6 Things Nobody Tells You About Backpacking
By Anonymous
I bought my first plane ticket for a solo trip across the Atlantic when I was 17. Suddenly, everyone around me suddenly thought they knew everything about traveling, from where to go, how to get there, what food to eat at the restaurant that I had no intention of searching for and what map was really going to keep me from getting lost.
Well, after four years and more time abroad than at home, I can tell you that I never really decided where I was going, but I got there pretty much the way I decided that morning. I also learned that being a vegetarian in Europe sucks, and finally let’s be real: no map was ever going to keep me from getting lost.
Since my first trip, three others have passed, and pretty much everything that everyone told me before I left went in one ear and out the next. Instead, what people told me along the way that helped me the most. But there were a few things that I really wished someone told me before I left.
1. Your backpack will never be as full and pretty as when you left.
The night (or if you’re me, the hour) before you leave, you will try and stuff all your clothes into pretty little ziplock bags just like all your friends told you; your backpack will be organized and you will know exactly where your toothbrush is, your passport will have a special pocket and your money belt will pretty much be a chastity belt. Now fast forward to when you leave your first hostel. You’re still drunk, trying to pack your backpack, and realizing you have about half an hour to check out, find the train station in a city that pretty much has street signs that go “Cobblestone 1” and “Cobblestone 2”. Naturally, the ziplock bags get left behind, along with maybe some underwear, a sweater and the towel that just isn’t drying. I don’t think that my 65 L is ever as full when I come as home as when I leave, and I can guarantee you, I never know where all my underwear and socks go.

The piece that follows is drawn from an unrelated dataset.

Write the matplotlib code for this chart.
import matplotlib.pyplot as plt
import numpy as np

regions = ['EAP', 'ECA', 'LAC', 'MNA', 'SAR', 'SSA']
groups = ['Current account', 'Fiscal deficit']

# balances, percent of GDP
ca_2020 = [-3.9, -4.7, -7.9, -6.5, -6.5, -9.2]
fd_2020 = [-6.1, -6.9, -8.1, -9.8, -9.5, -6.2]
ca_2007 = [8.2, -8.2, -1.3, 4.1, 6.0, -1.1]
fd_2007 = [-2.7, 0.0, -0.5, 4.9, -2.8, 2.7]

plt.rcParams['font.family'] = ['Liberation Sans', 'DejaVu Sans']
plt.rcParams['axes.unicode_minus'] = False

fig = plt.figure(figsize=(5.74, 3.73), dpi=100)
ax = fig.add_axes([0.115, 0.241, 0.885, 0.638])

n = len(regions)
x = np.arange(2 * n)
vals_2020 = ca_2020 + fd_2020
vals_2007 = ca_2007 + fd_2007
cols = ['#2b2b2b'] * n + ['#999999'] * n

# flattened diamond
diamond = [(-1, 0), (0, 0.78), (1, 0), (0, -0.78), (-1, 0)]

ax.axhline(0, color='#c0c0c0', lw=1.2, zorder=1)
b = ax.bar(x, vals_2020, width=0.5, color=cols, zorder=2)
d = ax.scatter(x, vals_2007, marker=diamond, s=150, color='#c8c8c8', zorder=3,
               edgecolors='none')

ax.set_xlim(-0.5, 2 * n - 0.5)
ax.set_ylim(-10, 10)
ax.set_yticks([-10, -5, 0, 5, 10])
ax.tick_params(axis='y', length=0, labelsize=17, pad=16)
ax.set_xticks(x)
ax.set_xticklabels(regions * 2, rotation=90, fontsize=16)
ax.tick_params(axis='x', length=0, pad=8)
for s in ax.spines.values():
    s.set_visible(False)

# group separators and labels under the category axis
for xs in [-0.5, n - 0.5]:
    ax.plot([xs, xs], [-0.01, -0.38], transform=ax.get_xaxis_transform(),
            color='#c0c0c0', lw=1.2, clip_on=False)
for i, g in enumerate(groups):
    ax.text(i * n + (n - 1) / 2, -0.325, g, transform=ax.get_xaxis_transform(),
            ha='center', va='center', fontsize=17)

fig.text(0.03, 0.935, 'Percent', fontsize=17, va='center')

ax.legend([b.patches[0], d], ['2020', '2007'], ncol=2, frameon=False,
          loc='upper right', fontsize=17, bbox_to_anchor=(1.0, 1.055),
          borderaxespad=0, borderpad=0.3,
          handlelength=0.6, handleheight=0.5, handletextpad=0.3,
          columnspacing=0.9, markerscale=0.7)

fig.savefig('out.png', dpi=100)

2. You will find hair in places you didn’t even know grew hair.
Okay, well you might have known they grew hair but by the time you are done with your trip, braids can start to happen. It’s not that you don’t shave — you still do — but what used to be a weekly thing turns into a I-give-no-fucks as you quickly realize that everyone around is pretty much in the same boat. But I can also tell you, the feeling of cutting down the forest once in a while helps in 45 degree weather and does encourage the feeling of civilization despite the fact you understand basically nothing of what said civilization is saying.
3. Sleep when you are dead.
You will not sleep. If you do you, well, you suck. You can sleep when you are dead. You will get up early to make the free hostel breakfast and stock up on free bread for lunch then you will walk for about 6 hours, come back to the hostel to hang out and eventually start drinking. Before you even know it, you are walking on all fours into your hostel room, somehow make it into the top bunk without interrupting the kind and ever so sober people participating in coitus below you, and you will fall asleep to the rocking of the bunk bed only to wake up four hours later. And repeat.
4. Your definition of “Clean Clothes” changes very quickly.
When you have about 4 t-shirts with you and what seems to be about no other clothes, you will soon discover that what you used to think smelled like dead fish and needed to go into the laundry could in reality just be doused in a little bit of perfume. Tank tops don’t get as gross as t-shirts and everyone sees sweat-stains on grey. The ticker on laundry time comes from when you flipped your last pair of underwear and the plus one when you really just wanted to air out.
5. You will never say as many good-byes.
You will meet people and spend every second of a week with them. They will become your best friend when your relationship back home breaks apart, you will hold their hair while Mr. Jose Cuervo makes a reappearance, you will bond over that one annoying know-it-all and you will get lost in random streets together. But eventually you’ll go this way and they’ll go that way. Keeping in touch with everyone you meet is almost impossible but there will always be those few with whom you stay close. Some people come and visit and stay in your life but more likely you don’t know if you’ll ever see them again. In all seriousness, this just sucks hairy balls.
6. When you go home, everyone will want to slap you.
No one will understand your obsession with a certain song or why you are still talking to someone who lives on the other side of the world, pictures and stories get old after a while and you’re going to have to return to whatever the real world is. It’s here that you get to decide what your “real world is”. If Kayak Explore is your homepage, I’m guessing that for you the real world isn’t the little bubble you built for yourself over twenty something years, and you’ll go back. (Just where “back” is, is up to you. That’s the beauty of backpacking. You can always pick somewhere new to discover.)